La procureure générale ukrainienne "doit le faire"
Sassoli souligne que l'enquête de l'OSCE à laquelle il a participé s’arrête au 1er avril. Mais, dit-il, à cette date, la procureure générale ukrainienne Iryna Venediktova avait déjà ouvert 4.000 enquêtes pour crimes de guerre. "Nous avons spécifiquement demandé combien d'entre elles concernaient des Ukrainiens et on nous a répondu qu'il y avait quelques cas d'Ukrainiens ayant collaboré avec les troupes russes, mais pas un seul cas d'Ukrainiens qui se battaient pour l'Ukraine", déclare-t-il à Justice Info. "C'est regrettable, car il serait évidemment beaucoup plus facile de les poursuivre. Dans l'atmosphère générale, non seulement en Ukraine mais aussi en Suisse, lorsque vous dites quelque chose sur les victimes russes, vous êtes considéré comme quelqu'un qui excuse en quelque sorte Poutine. Nous comprenons que vous ne serez pas très populaire en tant que procureur en Ukraine si vous commencez à poursuivre les soldats ukrainiens. Mais elle doit le faire".

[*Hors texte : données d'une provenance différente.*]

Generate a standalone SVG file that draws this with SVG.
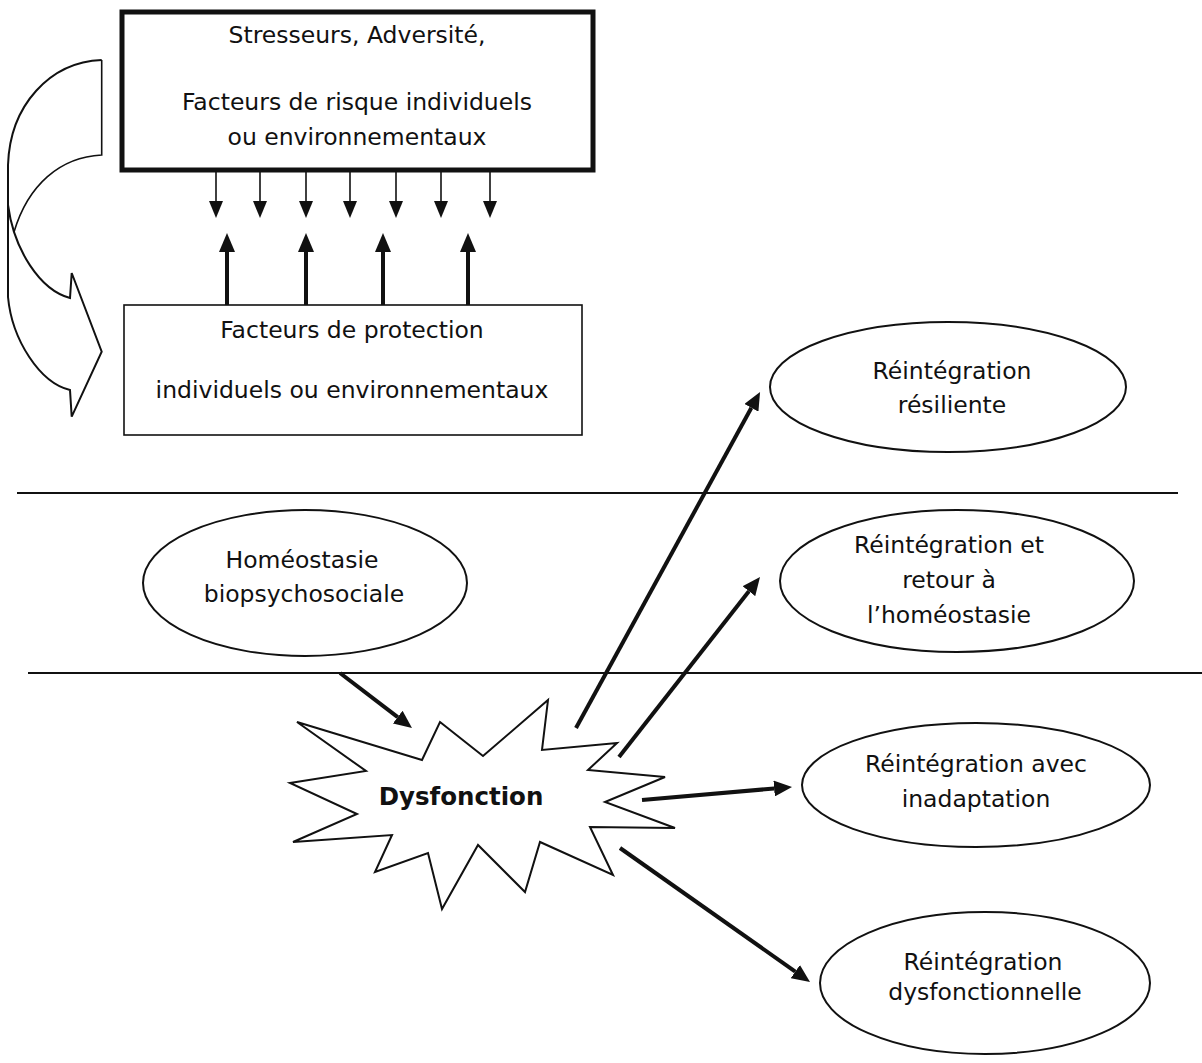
<svg xmlns="http://www.w3.org/2000/svg" width="1202" height="1063" viewBox="0 0 1202 1063">
<style>
text{font-family:"DejaVu Sans","Liberation Sans",sans-serif;font-size:23.5px;fill:#111;text-anchor:middle}
.shape{fill:#fff;stroke:#111;stroke-width:2}
.thin{stroke:#111;stroke-width:1.6;fill:none}
.thick{stroke:#111;stroke-width:4;fill:none}
.rule{stroke:#111;stroke-width:2}
</style>
<defs>
<marker id="hDown" markerUnits="userSpaceOnUse" markerWidth="18" markerHeight="14" refX="0" refY="7" orient="auto"><path d="M0,0 L17,7 L0,14 z" fill="#111"/></marker>
<marker id="hUp" markerUnits="userSpaceOnUse" markerWidth="20" markerHeight="16" refX="0" refY="8" orient="auto"><path d="M0,0 L19,8 L0,16 z" fill="#111"/></marker>
<marker id="hDiag" markerUnits="userSpaceOnUse" markerWidth="19" markerHeight="16" refX="0" refY="8" orient="auto"><path d="M0,0 L18,8 L0,16 z" fill="#111"/></marker>
</defs>
<rect width="1202" height="1063" fill="#fff"/>

<g id="separators">
<line class="rule" x1="17" y1="493" x2="1178" y2="493"/>
<line class="rule" x1="28" y1="673" x2="1202" y2="673"/>
</g>

<g id="curved-arrow">
<path class="shape" stroke-width="1.8" d="M101.7,60 C50,62 10,105 8,165 L8,297 C12,340 40,383 70,390 L71.7,416.7 L101.7,351.7 L71.7,273 L70,298 C40,290 14,250 8,205"/>
<path class="thin" d="M101.7,60 L101.7,155 C60,157 28,185 14,232"/>
</g>

<g id="stressors">
<rect x="122" y="12" width="471" height="158" fill="#fff" stroke="#111" stroke-width="5"/>
<text x="357" y="43">Stresseurs, Adversité,</text>
<text x="357" y="110">Facteurs de risque individuels</text>
<text x="357" y="145">ou environnementaux</text>
</g>

<g id="protection">
<rect x="124" y="305" width="458" height="130" fill="#fff" stroke="#111" stroke-width="1.6"/>
<text x="352" y="338">Facteurs de protection</text>
<text x="352" y="398">individuels ou environnementaux</text>
</g>

<g id="homeostasie">
<ellipse class="shape" cx="305" cy="583" rx="162" ry="73"/>
<text x="302" y="568">Homéostasie</text>
<text x="304" y="602">biopsychosociale</text>
</g>

<g id="dysfonction">
<polygon class="shape" points="440,722 483,756 548,700 542,750 617,743 588,770 665,777 605,802 675,828 590,827 613,875 540,842 525,892 478,845 442,909 428,853 375,872 392,835 293,842 357,814 290,783 366,771 297,722 422,760"/>
<text x="461" y="805" style="font-weight:bold;font-size:24.5px">Dysfonction</text>
</g>

<g id="resiliente">
<ellipse class="shape" cx="948" cy="387" rx="178" ry="65"/>
<text x="952" y="379">Réintégration</text>
<text x="952" y="413">résiliente</text>
</g>

<g id="retour">
<ellipse class="shape" cx="957" cy="581" rx="177" ry="71"/>
<text x="949" y="553">Réintégration et</text>
<text x="949" y="588">retour à</text>
<text x="949" y="623">l’homéostasie</text>
</g>

<g id="inadaptation">
<ellipse class="shape" cx="976" cy="785" rx="174" ry="62"/>
<text x="976" y="772">Réintégration avec</text>
<text x="976" y="807">inadaptation</text>
</g>

<g id="dysfonctionnelle">
<ellipse class="shape" cx="985" cy="983" rx="165" ry="71"/>
<text x="983" y="970">Réintégration</text>
<text x="985" y="1000">dysfonctionnelle</text>
</g>

<g id="connectors">
<line class="thin" x1="216" y1="172" x2="216" y2="201" marker-end="url(#hDown)"/>
<line class="thin" x1="260" y1="172" x2="260" y2="201" marker-end="url(#hDown)"/>
<line class="thin" x1="306" y1="172" x2="306" y2="201" marker-end="url(#hDown)"/>
<line class="thin" x1="350" y1="172" x2="350" y2="201" marker-end="url(#hDown)"/>
<line class="thin" x1="396" y1="172" x2="396" y2="201" marker-end="url(#hDown)"/>
<line class="thin" x1="441" y1="172" x2="441" y2="201" marker-end="url(#hDown)"/>
<line class="thin" x1="490" y1="172" x2="490" y2="201" marker-end="url(#hDown)"/>

<line class="thick" x1="227" y1="305" x2="227" y2="252" marker-end="url(#hUp)"/>
<line class="thick" x1="306" y1="305" x2="306" y2="252" marker-end="url(#hUp)"/>
<line class="thick" x1="383" y1="305" x2="383" y2="252" marker-end="url(#hUp)"/>
<line class="thick" x1="468" y1="305" x2="468" y2="252" marker-end="url(#hUp)"/>

<line class="thick" x1="340" y1="673" x2="397.7" y2="717.1" marker-end="url(#hDiag)"/>
<line class="thick" x1="576" y1="728" x2="751.4" y2="407.8" marker-end="url(#hDiag)"/>
<line class="thick" x1="619" y1="757" x2="748.9" y2="591.2" marker-end="url(#hDiag)"/>
<line class="thick" x1="642" y1="800" x2="774.1" y2="788.5" marker-end="url(#hDiag)"/>
<line class="thick" x1="620" y1="848" x2="795.3" y2="971.6" marker-end="url(#hDiag)"/>
</g>
</svg>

Il pense aussi que les États occidentaux devraient mettre l'accent sur ce point. "Beaucoup d'États occidentaux aident la procureure ukrainienne dans ses enquêtes, et notamment le Royaume-Uni", note Sassoli. "Une fois, j'ai eu une réunion sur Zoom avec leur équipe basée en Pologne. Le procureur général du Royaume-Uni était présent et tout le monde parlait de ces horribles crimes de guerre russes, et je leur ai dit ‘vous pourriez peut-être aussi essayer d'expliquer aux procureurs ukrainiens qu'ils devraient également poursuivre les crimes de guerre ukrainiens’. Ils n'ont pas réagi, mais mon impression est qu'ils m'ont regardé comme si j'essayais de défendre l'agression de Poutine."